El gobierno uruguayo legalizó la mariguana en el 2013 y se nota cuando caminas por la calle. Hay partes de la feria que siempre tienen una nube espesa arriba, incluso cuando el cielo está despejado. Era un mercado en el que la gente iba a pasarla bien, fumaban, bebían mate y su desayuno era una cerveza clara. Un pedacito de cielo, si me lo preguntan a mí.
Alguien más cursi diría lo hermoso que era ver a gente de todas clases sociales convivir en un espacio público, pero en un país con tan poca gente—tres millones de personas y 11 millones de vacas— sería muy estúpido, además de solitario, separarse según los salarios. No es que todos fueran amigos, más bien nadie era demasiado cool como para no compartir el mate o fumar sin compañía.
El primer domingo que fui solo a la feria fue porque Arturo tenía que recuperarse de una borrachera de la noche anterior. Yo seguía triste, podía salir a distraerme o rebanarme el cuello. Caminé, desayuné una cerveza, me paseé un poco más, mis ánimos no estaban por los cielos. Doblé la esquina donde se vendían antigüedades, vi a un viejo frente a una mesita con un tablero de ajedrez. Le pregunté si podía jugar con él, respondió afirmativo con la cabeza. Me tocaron las piezas blancas, tomó el faso—porro en uruguayo— que tenía sobre su oreja y lo prendió.
Moví d4.
El anciano aparentaba unos setenta años y tres semanas de no bañarse. No decía nada, yo tampoco quería hablar, me pareció un tipo muy agradable. Me ganó sin que le costara trabajo, sólo hacía pausas para que fumáramos un poco de su porro. “Deberías abrir con e4, porque d4 es muy predecible”, dijo y me pasó la colilla aún prendida. Aspiré la última parte del faso, le agradecí por el juego, compré una arepa venezolana y me fui a mi departamento. Eran las dos de la tarde, Arturo apenas despertaba.
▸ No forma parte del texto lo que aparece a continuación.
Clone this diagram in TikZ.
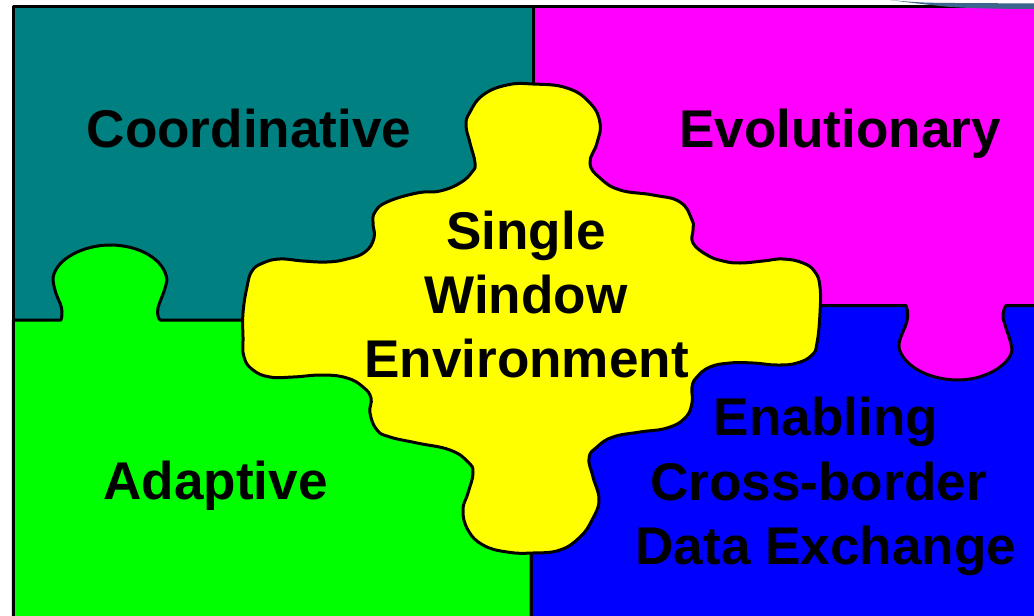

En la semana investigué por qué dijo que e4 era superior a sus ojos. Resulta que d4 sí es predecible, muchas de las aperturas con ese peón se parecen, casi son rutinarias; e4 está lleno de trampas, variaciones, sorpresas, crees tener un plan, luego mueve la otra persona. Hasta la fecha no sé si me dio un consejo de ajedrez o una lección de vida.
Al fin de esa semana regresé a en busca del vejete, estaba listo para arrollarlo con el ataque de blancas que estudié varios días. Me tocaron las negras. Cuando terminó el juego no quería revivir esa paliza de regreso a casa, me fui por la calle de las librerías. Los uruguayos son buenos lectores, se nota es sus catálogos de pasta dura y blanda. En los estantes no hay nada de superación personal ni manuales de cómo volverse millonario.
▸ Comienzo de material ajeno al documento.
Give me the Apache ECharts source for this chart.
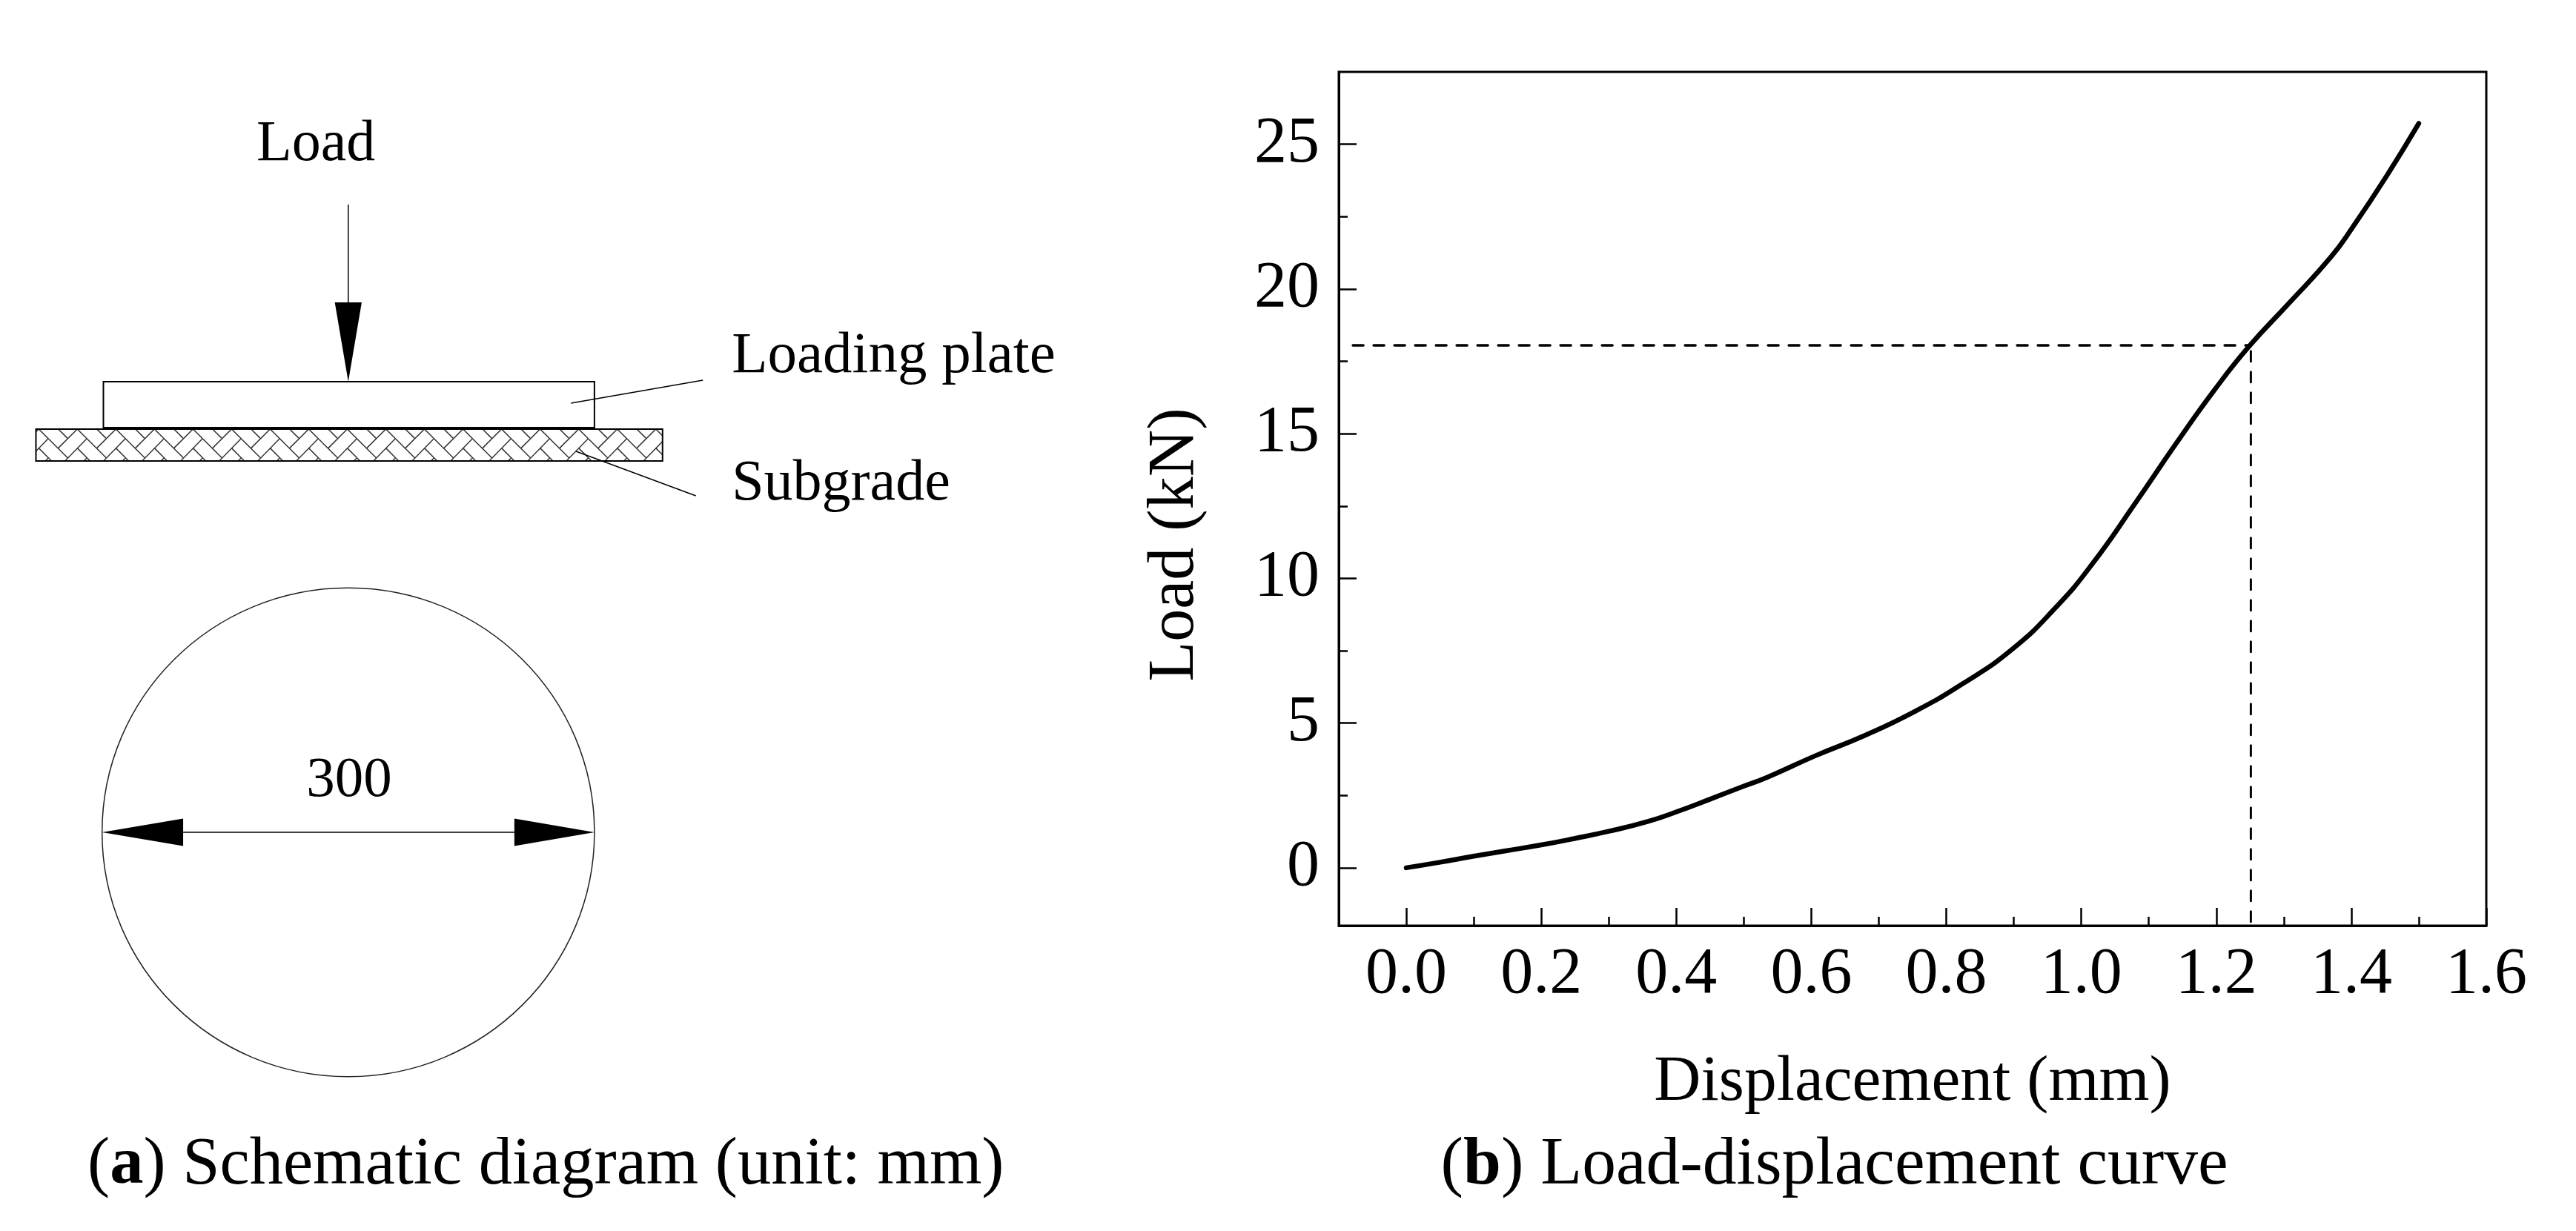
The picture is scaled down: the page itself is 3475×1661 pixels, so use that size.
<!DOCTYPE html>
<html>
<head>
<meta charset="utf-8">
<style>html,body{margin:0;padding:0;background:#fff}#main{width:3475px;height:1661px}</style>
<script src="https://cdn.jsdelivr.net/npm/echarts@6/dist/echarts.min.js"></script>
</head>
<body>
<div id="main"></div>
<script>
// load-displacement curve
var displacement = [0, 0.047, 0.1, 0.146, 0.2, 0.249, 0.3, 0.358, 0.4, 0.45, 0.5, 0.535, 0.607, 0.677, 0.75, 0.823, 0.897, 0.962, 1.017, 1.08, 1.142, 1.197, 1.248, 1.307, 1.369, 1.402, 1.453, 1.5];
var load = [0, 0.18, 0.4, 0.58, 0.79, 1.01, 1.26, 1.6, 1.93, 2.37, 2.82, 3.13, 3.88, 4.55, 5.36, 6.34, 7.54, 8.99, 10.52, 12.6, 14.71, 16.5, 18.0, 19.49, 21.08, 22.13, 23.93, 25.72];
var dashH = [[-0.079, 18.05], [1.2512, 18.05]];
var dashV = [[1.2512, 17.85], [1.2512, -2]];

var xMajor = [0, 0.2, 0.4, 0.6, 0.8, 1.0, 1.2, 1.4, 1.6];
var xMinor = [0.1, 0.3, 0.5, 0.7, 0.9, 1.1, 1.3, 1.5];
var yMajor = [0, 5, 10, 15, 20, 25];
var yMinor = [2.5, 7.5, 12.5, 17.5, 22.5];

// schematic, in mm, origin at the centre of the 300 mm circle
var plate = [-149.2, 246.7, 150, 274.7];
var subgrade = [-190.3, 226.4, 191.5, 245.8];
var circle = [150, 149];
var thinLines = [
    [0, 382.7, 0, 323],
    [-100.6, 0, 101.2, 0],
    [135.7, 261.6, 216.1, 275.6],
    [138.8, 232.2, 211.8, 205.1]
];
var arrowHeads = [
    [[-8.2, 323], [8.2, 323], [0, 274.7]],
    [[-150, 0], [-100.6, 8.4], [-100.6, -8.4]],
    [[150, 0], [101.2, 8.4], [101.2, -8.4]]
];
// one period of the herringbone, relative to the top left of the subgrade
var hatchPeriod = 23.5;
var hatchSegments = [
    [1.7, 0, 19.4, -17.6],
    [-5.8, -19.4, 7.3, -6],
    [13.6, -11.6, 25.2, 0],
    [13.6, 0, 19.1, -5.5],
    [1.7, -11.6, 9.5, -19.4],
    [5.7, -19.4, 7.5, -17.6]
];
var labels = [
    ['Load', -55.9, 418.9, 78],
    ['Loading plate', 233.7, 290.1, 79],
    ['Subgrade', 233.7, 211.9, 78],
    ['300', -25.5, 31.2, 77],
    ['({b|a}) Schematic diagram (unit: mm)', -158.9, -203.3, 90.5],
    ['({b|b}) Load-displacement curve', 665.7, -203.3, 91.5]
];

var serif = '"Liberation Serif", "Times New Roman", serif';

function pairs(xs, ys) {
    return xs.map(function (x, i) { return [x, ys[i]]; });
}

function renderSchematic(params, api) {
    function pt(x, y) { return api.coord([x, y]); }
    function segment(s, width, color) {
        var a = pt(s[0], s[1]), b = pt(s[2], s[3]);
        return {type: 'line', shape: {x1: a[0], y1: a[1], x2: b[0], y2: b[1]}, style: {stroke: color, lineWidth: width, fill: null}};
    }
    function box(r) {
        var a = pt(r[0], r[3]), b = pt(r[2], r[1]);
        return {x: a[0], y: a[1], width: b[0] - a[0], height: b[1] - a[1]};
    }
    var children = [];
    var hatch = [];
    for (var n = -1; n < 18; n++) {
        hatchSegments.forEach(function (s) {
            var ox = subgrade[0] + n * hatchPeriod, oy = subgrade[3];
            hatch.push(segment([ox + s[0], oy + s[1], ox + s[2], oy + s[3]], 1.5, '#333'));
        });
    }
    children.push({type: 'group', clipPath: {type: 'rect', shape: box(subgrade)}, children: hatch});
    children.push({type: 'rect', shape: box(subgrade), style: {stroke: '#000', lineWidth: 2, fill: null}});
    children.push({type: 'rect', shape: box(plate), style: {stroke: '#000', lineWidth: 2, fill: null}});
    var c = pt(0, 0), e = pt(circle[0], circle[1]);
    children.push({type: 'ellipse', shape: {cx: c[0], cy: c[1], rx: e[0] - c[0], ry: c[1] - e[1]}, style: {stroke: '#222', lineWidth: 1.5, fill: null}});
    thinLines.forEach(function (s) { children.push(segment(s, 1.5, '#000')); });
    arrowHeads.forEach(function (h) {
        children.push({type: 'polygon', shape: {points: h.map(function (p) { return pt(p[0], p[1]); })}, style: {fill: '#000'}});
    });
    labels.forEach(function (l) {
        var p = pt(l[1], l[2]);
        children.push({type: 'text', style: {
            x: p[0], y: p[1], text: l[0], fill: '#000',
            fontFamily: serif, fontSize: l[3],
            textAlign: 'left', textVerticalAlign: 'middle',
            rich: {b: {fontFamily: serif, fontSize: l[3], fontWeight: 'bold', fill: '#000'}}
        }});
    });
    return {type: 'group', children: children};
}

var chart = echarts.init(document.getElementById('main'));
chart.setOption({
    animation: false,
    backgroundColor: '#fff',
    grid: [
        {left: 1806, top: 97, width: 1548, height: 1152, show: true, borderColor: '#000', borderWidth: 3, backgroundColor: 'transparent'},
        {left: 0, top: 0, width: 3475, height: 1661}
    ],
    xAxis: [
        {
            type: 'value', gridIndex: 0, min: -0.1, max: 1.6,
            name: 'Displacement (mm)', nameLocation: 'middle', nameGap: 168,
            nameTextStyle: {fontFamily: serif, fontSize: 87.5, color: '#000'},
            splitLine: {show: false},
            axisLine: {onZero: false, lineStyle: {color: '#000', width: 3}},
            axisTick: {inside: true, length: 24, lineStyle: {color: '#000', width: 2.5}, customValues: xMajor},
            axisLabel: {customValues: xMajor, margin: 23, fontFamily: serif, fontSize: 88, color: '#000', formatter: function (v) { return v.toFixed(1); }}
        },
        {
            type: 'value', gridIndex: 0, min: -0.1, max: 1.6, position: 'bottom',
            splitLine: {show: false}, axisLine: {show: false, onZero: false}, axisLabel: {show: false},
            axisTick: {inside: true, length: 12, lineStyle: {color: '#000', width: 2.5}, customValues: xMinor}
        },
        {type: 'value', gridIndex: 1, min: -212.2, max: 1357.4, show: false}
    ],
    yAxis: [
        {
            type: 'value', gridIndex: 0, min: -2, max: 27.5,
            name: 'Load (kN)', nameLocation: 'middle', nameGap: 176, nameRotate: 90,
            nameTextStyle: {fontFamily: serif, fontSize: 88, color: '#000', padding: [0, 124, 0, 0]},
            splitLine: {show: false},
            axisLine: {onZero: false, lineStyle: {color: '#000', width: 3}},
            axisTick: {inside: true, length: 24, lineStyle: {color: '#000', width: 2.5}, customValues: yMajor},
            axisLabel: {customValues: yMajor, margin: 26, fontFamily: serif, fontSize: 88, color: '#000'}
        },
        {
            type: 'value', gridIndex: 0, min: -2, max: 27.5, position: 'left',
            splitLine: {show: false}, axisLine: {show: false, onZero: false}, axisLabel: {show: false},
            axisTick: {inside: true, length: 12, lineStyle: {color: '#000', width: 2.5}, customValues: yMinor}
        },
        {type: 'value', gridIndex: 1, min: -243.1, max: 507.4, show: false}
    ],
    series: [
        {
            type: 'line', xAxisIndex: 0, yAxisIndex: 0, data: dashH, symbol: 'none', silent: true,
            lineStyle: {color: '#000', width: 3.5, type: [14, 14], cap: 'round'}
        },
        {
            type: 'line', xAxisIndex: 0, yAxisIndex: 0, data: dashV, symbol: 'none', silent: true,
            lineStyle: {color: '#000', width: 3, type: [14, 14], cap: 'round'}
        },
        {
            type: 'line', xAxisIndex: 0, yAxisIndex: 0, data: pairs(displacement, load), symbol: 'none', smooth: 0.5, silent: true,
            lineStyle: {color: '#000', width: 6.5, cap: 'round', join: 'round'}, z: 5
        },
        {
            type: 'custom', xAxisIndex: 2, yAxisIndex: 2, data: [[0, 0]], renderItem: renderSchematic, clip: false, silent: true
        }
    ]
});
</script>
</body>
</html>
Igual que en la feria, todo tipo de ideas conviven en un solo lugar. Alguien más diría que los volúmenes no están ordenados, a mí me gusta pensar —aquí admito que soy cursi— que es para que los clientes no sepan a qué autores se pueden topar. Woody Allen puede compartir una repisa con Lucía Berlín sin que ella le escupa. En un país tan pequeño ni los libros se pueden dar el lujo de evitarse, incluso cuando ven el mundo de formas tan distintas.
Cada domingo en la Feria de Tristán Narvaja fue distinto, no por diseño mío. Unos fueron fantásticos, como en el que un brasileño cuyo nombre ya no recuerdo me enseñó a usar un faso para efectos dramáticos: “le das unas fumadas y te lo quedas, como si eso te diera el poder de la palabra”, me explicó con su micrófono humeante en la mano. Otros fueron tristes, nadas más desayunaba mi cerveza y pensaba en lo mucho que extrañaba a mi gente de México.
La única constante de los fines de semana que pasé por ese extraño y maravilloso mercado fue el ruco mariguano con el que jugué ajedrez. Al igual que la feria, siempre encontraba una forma de sorprenderme con un movimiento que no veía venir o con una recomendación que parecía más sabiduría milenaria que charla de aperturas. Cuando me fui de México abría con d4, desde que regresé de Uruguay comienzo con e4.